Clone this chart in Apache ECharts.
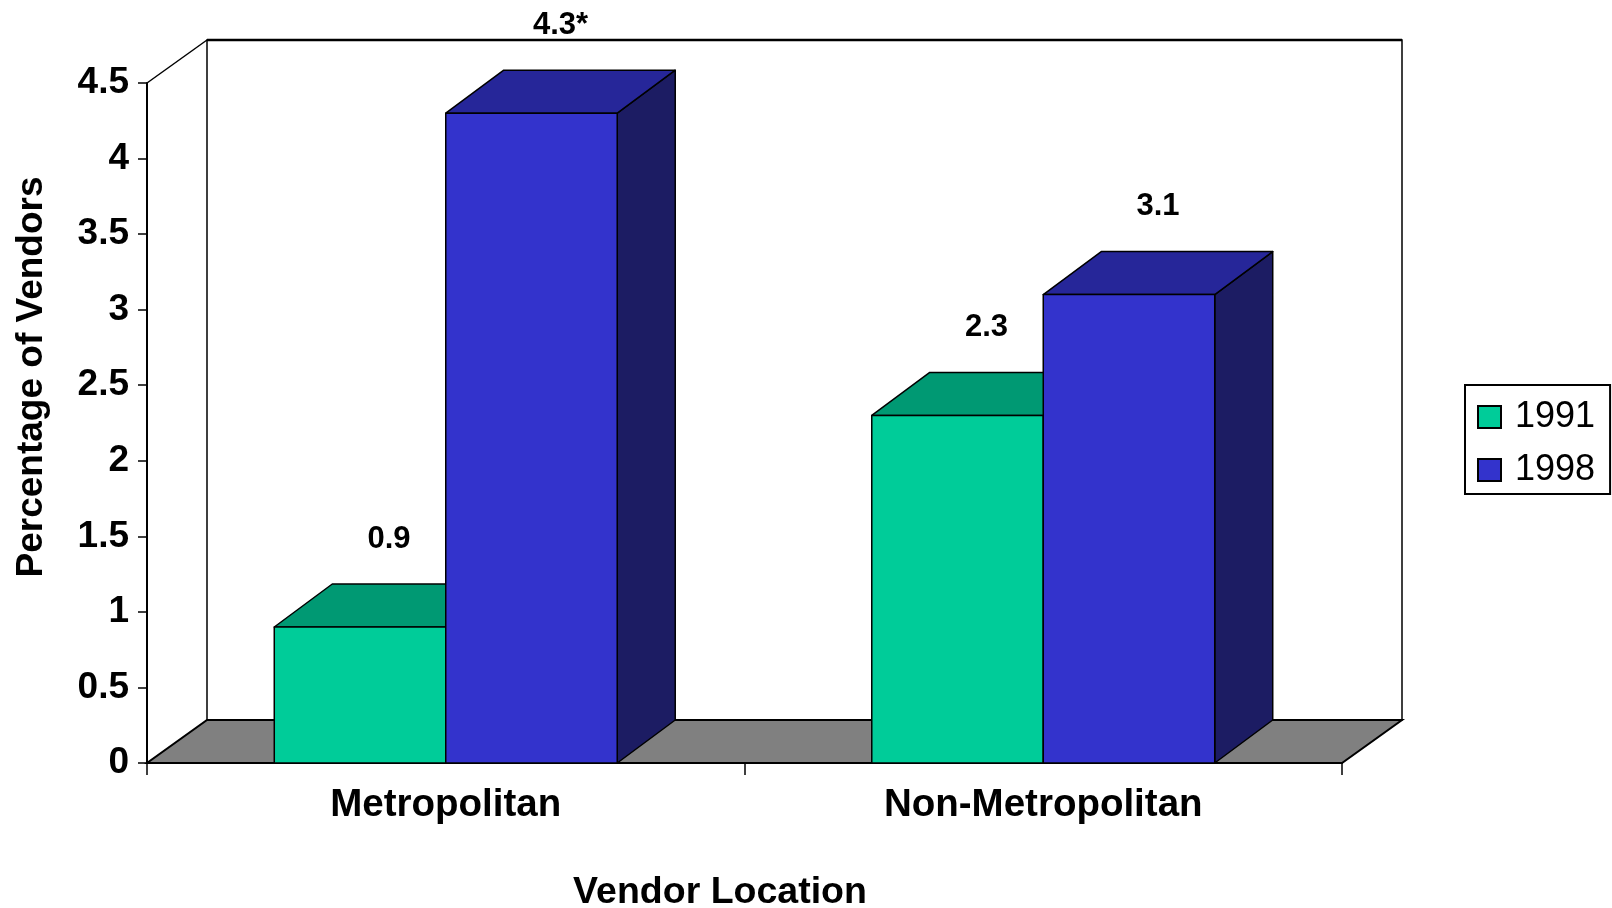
<!DOCTYPE html>
<html>
<head>
<meta charset="utf-8">
<title>Percentage of Vendors by Vendor Location</title>
<script src="https://cdn.jsdelivr.net/npm/echarts@6/dist/echarts.min.js"></script>
<style>
  html, body { margin: 0; padding: 0; background: #ffffff; }
  #chart { width: 1612px; height: 908px; }
</style>
</head>
<body>
<div id="chart"></div>
<script>
// ---- data ----
const categories = ['Metropolitan', 'Non-Metropolitan'];
const seriesNames = ['1991', '1998'];
const values1991 = [0.9, 2.3];
const values1998 = [4.3, 3.1];
const labelNotes1991 = ['', ''];
const labelNotes1998 = ['*', ''];
const yMin = 0, yMax = 4.5, yStep = 0.5;

// ---- look ----
const FONT = "'Liberation Sans', Arial, Helvetica, sans-serif";
const WALL_DX = 60, WALL_DY = -43;   // depth offset of the back wall / floor
const BAR_DX = 58, BAR_DY = -43;     // depth offset of each 3-D bar
const BAR_RATIO = 0.287;             // bar width as a share of the category band
const faces = {
  '1991': { front: '#00CC99', top: '#009973', side: '#006B50' },
  '1998': { front: '#3333CC', top: '#262699', side: '#1C1C63' }
};

// back wall, side edge and grey floor, sized from the cartesian grid
function renderBox(params, api) {
  const cs = params.coordSys;
  const x0 = cs.x, y0 = cs.y, x1 = cs.x + cs.width, y1 = cs.y + cs.height;
  const line = { stroke: '#000', lineWidth: 1.5, fill: null };
  return {
    type: 'group',
    children: [
      { type: 'rect', shape: { x: x0 + WALL_DX, y: y0 + WALL_DY, width: cs.width, height: cs.height },
        style: { fill: '#fff', stroke: '#000', lineWidth: 1.5 } },
      { type: 'line', shape: { x1: x0 + WALL_DX, y1: y0 + WALL_DY, x2: x1 + WALL_DX, y2: y0 + WALL_DY },
        style: { stroke: '#000', lineWidth: 2.5 } },
      { type: 'line', shape: { x1: x0, y1: y0, x2: x0 + WALL_DX, y2: y0 + WALL_DY }, style: line },
      { type: 'polygon',
        shape: { points: [[x0, y1], [x1, y1], [x1 + WALL_DX, y1 + WALL_DY], [x0 + WALL_DX, y1 + WALL_DY]] },
        style: { fill: '#808080', stroke: '#000', lineWidth: 2 } }
    ]
  };
}

function makeBarRenderer(idx, name, notes) {
  const c = faces[name];
  return function (params, api) {
    const cat = api.value(0), val = api.value(1);
    const base = api.coord([cat, 0]);
    const top = api.coord([cat, val]);
    const bw = api.size([1, 0])[0] * BAR_RATIO;
    const x = base[0] - bw + idx * bw;
    const ty = top[1], by = base[1];
    const edge = { stroke: '#000', lineWidth: 1.5, lineJoin: 'round' };
    return {
      type: 'group',
      children: [
        { type: 'polygon',
          shape: { points: [[x + bw, ty], [x + bw, by], [x + bw + BAR_DX, by + BAR_DY], [x + bw + BAR_DX, ty + BAR_DY]] },
          style: Object.assign({ fill: c.side }, edge) },
        { type: 'polygon',
          shape: { points: [[x, ty], [x + bw, ty], [x + bw + BAR_DX, ty + BAR_DY], [x + BAR_DX, ty + BAR_DY]] },
          style: Object.assign({ fill: c.top }, edge) },
        { type: 'rect', shape: { x: x, y: ty, width: bw, height: by - ty },
          style: Object.assign({ fill: c.front }, edge) },
        { type: 'text',
          x: x + bw / 2 + BAR_DX / 2, y: ty + BAR_DY - 45,
          style: { text: String(val) + notes[params.dataIndex], fill: '#000',
                   font: 'bold 31px ' + FONT, align: 'center', verticalAlign: 'middle' } }
      ]
    };
  };
}

const chart = echarts.init(document.getElementById('chart'), null, { renderer: 'canvas' });

chart.setOption({
  animation: false,
  backgroundColor: '#ffffff',
  grid: { left: 147, right: 270, top: 83, bottom: 145, containLabel: false },
  xAxis: {
    type: 'category',
    data: categories,
    boundaryGap: true,
    axisLine: { show: true, lineStyle: { color: '#000', width: 2 } },
    axisTick: { show: true, length: 12, inside: false, alignWithLabel: false, lineStyle: { color: '#000', width: 1.5 } },
    axisLabel: { color: '#000', fontFamily: FONT, fontWeight: 'bold', fontSize: 38.5, margin: 23 },
    splitLine: { show: false }
  },
  yAxis: {
    type: 'value',
    min: yMin, max: yMax, interval: yStep,
    axisLine: { show: true, lineStyle: { color: '#000', width: 2 } },
    axisTick: { show: true, length: 9, inside: false, lineStyle: { color: '#000', width: 1.5 } },
    axisLabel: { color: '#000', fontFamily: FONT, fontWeight: 'bold', fontSize: 37, margin: 18 },
    splitLine: { show: false }
  },
  legend: {
    orient: 'vertical',
    left: 1465, top: 385,
    backgroundColor: '#fff',
    borderColor: '#000', borderWidth: 2, borderRadius: 0,
    padding: [14, 15, 6, 12],
    itemWidth: 23, itemHeight: 22, itemGap: 17,
    icon: 'rect',
    textStyle: { color: '#000', fontFamily: FONT, fontSize: 36, lineHeight: 36, padding: [0, 0, 0, 9] },
    data: seriesNames.map(n => ({ name: n, itemStyle: { color: faces[n].front, borderColor: '#000', borderWidth: 2 } }))
  },
  graphic: [
    { type: 'text', x: 32, y: 377, rotation: Math.PI / 2,
      style: { text: 'Percentage of Vendors', fill: '#000', font: 'bold 37px ' + FONT,
               align: 'center', verticalAlign: 'middle' } },
    { type: 'text', x: 720, y: 893,
      style: { text: 'Vendor Location', fill: '#000', font: 'bold 37.5px ' + FONT,
               align: 'center', verticalAlign: 'middle' } }
  ],
  series: [
    { name: 'box', type: 'custom', z: 1, silent: true,
      renderItem: renderBox, data: [[0, 0]], encode: { x: 0, y: 1 } },
    { name: seriesNames[0], type: 'custom', z: 2,
      itemStyle: { color: faces['1991'].front },
      renderItem: makeBarRenderer(0, '1991', labelNotes1991),
      data: values1991.map((v, i) => [i, v]), encode: { x: 0, y: 1 } },
    { name: seriesNames[1], type: 'custom', z: 3,
      itemStyle: { color: faces['1998'].front },
      renderItem: makeBarRenderer(1, '1998', labelNotes1998),
      data: values1998.map((v, i) => [i, v]), encode: { x: 0, y: 1 } }
  ]
});
</script>
</body>
</html>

::::::::::

▸ TO DO
Except for the pictures, reproduce every line exactly.

▸ THE RESPONSE
Clone this chart in Apache ECharts.
<!DOCTYPE html>
<html>
<head>
<meta charset="utf-8">
<title>Percentage of Vendors by Vendor Location</title>
<script src="https://cdn.jsdelivr.net/npm/echarts@6/dist/echarts.min.js"></script>
<style>
  html, body { margin: 0; padding: 0; background: #ffffff; }
  #chart { width: 1612px; height: 908px; }
</style>
</head>
<body>
<div id="chart"></div>
<script>
// ---- data ----
const categories = ['Metropolitan', 'Non-Metropolitan'];
const seriesNames = ['1991', '1998'];
const values1991 = [0.9, 2.3];
const values1998 = [4.3, 3.1];
const labelNotes1991 = ['', ''];
const labelNotes1998 = ['*', ''];
const yMin = 0, yMax = 4.5, yStep = 0.5;

// ---- look ----
const FONT = "'Liberation Sans', Arial, Helvetica, sans-serif";
const WALL_DX = 60, WALL_DY = -43;   // depth offset of the back wall / floor
const BAR_DX = 58, BAR_DY = -43;     // depth offset of each 3-D bar
const BAR_RATIO = 0.287;             // bar width as a share of the category band
const faces = {
  '1991': { front: '#00CC99', top: '#009973', side: '#006B50' },
  '1998': { front: '#3333CC', top: '#262699', side: '#1C1C63' }
};

// back wall, side edge and grey floor, sized from the cartesian grid
function renderBox(params, api) {
  const cs = params.coordSys;
  const x0 = cs.x, y0 = cs.y, x1 = cs.x + cs.width, y1 = cs.y + cs.height;
  const line = { stroke: '#000', lineWidth: 1.5, fill: null };
  return {
    type: 'group',
    children: [
      { type: 'rect', shape: { x: x0 + WALL_DX, y: y0 + WALL_DY, width: cs.width, height: cs.height },
        style: { fill: '#fff', stroke: '#000', lineWidth: 1.5 } },
      { type: 'line', shape: { x1: x0 + WALL_DX, y1: y0 + WALL_DY, x2: x1 + WALL_DX, y2: y0 + WALL_DY },
        style: { stroke: '#000', lineWidth: 2.5 } },
      { type: 'line', shape: { x1: x0, y1: y0, x2: x0 + WALL_DX, y2: y0 + WALL_DY }, style: line },
      { type: 'polygon',
        shape: { points: [[x0, y1], [x1, y1], [x1 + WALL_DX, y1 + WALL_DY], [x0 + WALL_DX, y1 + WALL_DY]] },
        style: { fill: '#808080', stroke: '#000', lineWidth: 2 } }
    ]
  };
}

function makeBarRenderer(idx, name, notes) {
  const c = faces[name];
  return function (params, api) {
    const cat = api.value(0), val = api.value(1);
    const base = api.coord([cat, 0]);
    const top = api.coord([cat, val]);
    const bw = api.size([1, 0])[0] * BAR_RATIO;
    const x = base[0] - bw + idx * bw;
    const ty = top[1], by = base[1];
    const edge = { stroke: '#000', lineWidth: 1.5, lineJoin: 'round' };
    return {
      type: 'group',
      children: [
        { type: 'polygon',
          shape: { points: [[x + bw, ty], [x + bw, by], [x + bw + BAR_DX, by + BAR_DY], [x + bw + BAR_DX, ty + BAR_DY]] },
          style: Object.assign({ fill: c.side }, edge) },
        { type: 'polygon',
          shape: { points: [[x, ty], [x + bw, ty], [x + bw + BAR_DX, ty + BAR_DY], [x + BAR_DX, ty + BAR_DY]] },
          style: Object.assign({ fill: c.top }, edge) },
        { type: 'rect', shape: { x: x, y: ty, width: bw, height: by - ty },
          style: Object.assign({ fill: c.front }, edge) },
        { type: 'text',
          x: x + bw / 2 + BAR_DX / 2, y: ty + BAR_DY - 45,
          style: { text: String(val) + notes[params.dataIndex], fill: '#000',
                   font: 'bold 31px ' + FONT, align: 'center', verticalAlign: 'middle' } }
      ]
    };
  };
}

const chart = echarts.init(document.getElementById('chart'), null, { renderer: 'canvas' });

chart.setOption({
  animation: false,
  backgroundColor: '#ffffff',
  grid: { left: 147, right: 270, top: 83, bottom: 145, containLabel: false },
  xAxis: {
    type: 'category',
    data: categories,
    boundaryGap: true,
    axisLine: { show: true, lineStyle: { color: '#000', width: 2 } },
    axisTick: { show: true, length: 12, inside: false, alignWithLabel: false, lineStyle: { color: '#000', width: 1.5 } },
    axisLabel: { color: '#000', fontFamily: FONT, fontWeight: 'bold', fontSize: 38.5, margin: 23 },
    splitLine: { show: false }
  },
  yAxis: {
    type: 'value',
    min: yMin, max: yMax, interval: yStep,
    axisLine: { show: true, lineStyle: { color: '#000', width: 2 } },
    axisTick: { show: true, length: 9, inside: false, lineStyle: { color: '#000', width: 1.5 } },
    axisLabel: { color: '#000', fontFamily: FONT, fontWeight: 'bold', fontSize: 37, margin: 18 },
    splitLine: { show: false }
  },
  legend: {
    orient: 'vertical',
    left: 1465, top: 385,
    backgroundColor: '#fff',
    borderColor: '#000', borderWidth: 2, borderRadius: 0,
    padding: [14, 15, 6, 12],
    itemWidth: 23, itemHeight: 22, itemGap: 17,
    icon: 'rect',
    textStyle: { color: '#000', fontFamily: FONT, fontSize: 36, lineHeight: 36, padding: [0, 0, 0, 9] },
    data: seriesNames.map(n => ({ name: n, itemStyle: { color: faces[n].front, borderColor: '#000', borderWidth: 2 } }))
  },
  graphic: [
    { type: 'text', x: 32, y: 377, rotation: Math.PI / 2,
      style: { text: 'Percentage of Vendors', fill: '#000', font: 'bold 37px ' + FONT,
               align: 'center', verticalAlign: 'middle' } },
    { type: 'text', x: 720, y: 893,
      style: { text: 'Vendor Location', fill: '#000', font: 'bold 37.5px ' + FONT,
               align: 'center', verticalAlign: 'middle' } }
  ],
  series: [
    { name: 'box', type: 'custom', z: 1, silent: true,
      renderItem: renderBox, data: [[0, 0]], encode: { x: 0, y: 1 } },
    { name: seriesNames[0], type: 'custom', z: 2,
      itemStyle: { color: faces['1991'].front },
      renderItem: makeBarRenderer(0, '1991', labelNotes1991),
      data: values1991.map((v, i) => [i, v]), encode: { x: 0, y: 1 } },
    { name: seriesNames[1], type: 'custom', z: 3,
      itemStyle: { color: faces['1998'].front },
      renderItem: makeBarRenderer(1, '1998', labelNotes1998),
      data: values1998.map((v, i) => [i, v]), encode: { x: 0, y: 1 } }
  ]
});
</script>
</body>
</html>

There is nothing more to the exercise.